Datadog	Commercial APM	Offers comprehensive, all-in-one observability for your entire stack, often with easier setup for Kafka integration.
Confluent Control Center	Commercial (from Confluent)	Specialized, deep insights and management for Apache Kafka (especially the Confluent distribution).
CMAK, Burrow (from GitHub)	Open-Source	Targeted tools: CMAK is a basic management UI, while Burrow is particularly excellent for tracking consumer group lag.

Using the right monitoring tools lets you skip lengthy setup and concentrate on solving problems.

How SolarWinds Can Help with Kafka Monitoring

We’re always ready to help you tackle even the toughest monitoring challenges. Managing a distributed system such as an Apache Kafka cluster is where our expertise truly excels.

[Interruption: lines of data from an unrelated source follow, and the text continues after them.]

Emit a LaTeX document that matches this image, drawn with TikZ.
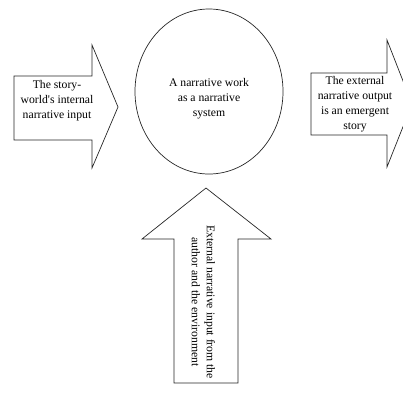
\documentclass[tikz,border=0pt]{standalone}
\usepackage{fontspec}
\setmainfont{Liberation Serif}
\begin{document}
\begin{tikzpicture}[x=1pt,y=-1pt,
  outline/.style={draw=black!85,line width=0.7pt,line join=miter},
  label/.style={align=center,font=\fontsize{11.7}{15}\selectfont,inner sep=0pt}]
\useasboundingbox (0,0) rectangle (403,394);
\begin{scope}
\clip (0,0) rectangle (403,394);
% input arrow from the left
\draw[outline] (14,76) -- (92,76) -- (92,45) -- (118,107) -- (92,168) -- (92,140) -- (14,140) -- cycle;
% output arrow to the right
\draw[outline] (311,73) -- (387,73) -- (387,40) -- (412,104) -- (387,167) -- (387,135) -- (311,135) -- cycle;
% upward arrow from below
\draw[outline] (174,383) -- (174,239) -- (142,239) -- (206,188) -- (271,239) -- (238,239) -- (238,383) -- cycle;
\end{scope}
% the narrative system
\draw[outline] (209,91.5) ellipse [x radius=74, y radius=82.5];
\node[label] (sys) at (209,99) {A narrative work\\as a narrative\\system};
\node[label] (inner) at (57,101) {The story-\\world\textquotesingle s internal\\narrative input};
\node[label] (outer) at (355,104) {The external\\narrative output\\is an emergent\\story};
\node[label,rotate=-90] (ext) at (203.5,302) {External narrative input from the\\author and the environment};
\end{tikzpicture}
\end{document}
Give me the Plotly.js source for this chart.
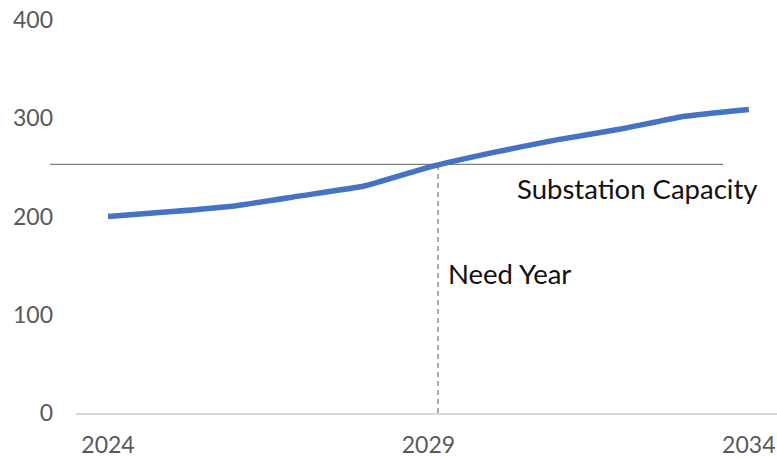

SolarWinds delivers robust Kafka monitoring for your environment through our observability solutions:

Comprehensive Visibility: SolarWinds Observability SaaS is designed to monitor intricate, distributed systems. It gathers and connects Kafka metrics like throughput, latency, and consumer lag, along with underlying infrastructure metrics (CPU, network) and application traces. This all-in-one perspective allows you to quickly determine whether high consumer lag stems from an application problem or an overwhelmed broker.
Unified Data Collection: SolarWinds Observability SaaS provides a streamlined ingestion path for your Kafka metrics. Once the Prometheus JMX Exporter is active on your brokers, our platform seamlessly pulls in MBean data, transforming raw numbers into actionable insights.
Key Metric Monitoring: You can monitor all the critical metrics we’ve mentioned—kafka_controller, kafkacontroller_activecontrollercount, kafka_server_replicamanager_partitioncount—immediately using our metrics explorer and pre-built visualization dashboards.

With SolarWinds, you can master the complexity of your Kafka cluster and ensure your real-time data streams stay uninterrupted.

FAQs

What steps should I take to configure alerts for Kafka performance problems?

The most effective approach is to create real-time alerts based on important metrics and established baselines. Prioritize monitoring consumer lag (for example, trigger an alert if lag surpasses a five-minute window) and perform health checks such as monitoring Under-Replicated Partitions (set an alert if the value is greater than 0). Tools like Prometheus or alerting features in commercial platforms can help you define thresholds and set up notification channels.

How can I monitor an Apache Kafka cluster?

Monitoring is commonly done by using tools that leverage JMX (Java Management Extensions) to collect Kafka’s built-in metrics from the Java process. This often means deploying a plugin or exporter, such as the Prometheus JMX Exporter, alongside your Kafka brokers. The gathered metrics are then sent to a time-series database and displayed on a Grafana dashboard or a custom visualization tool.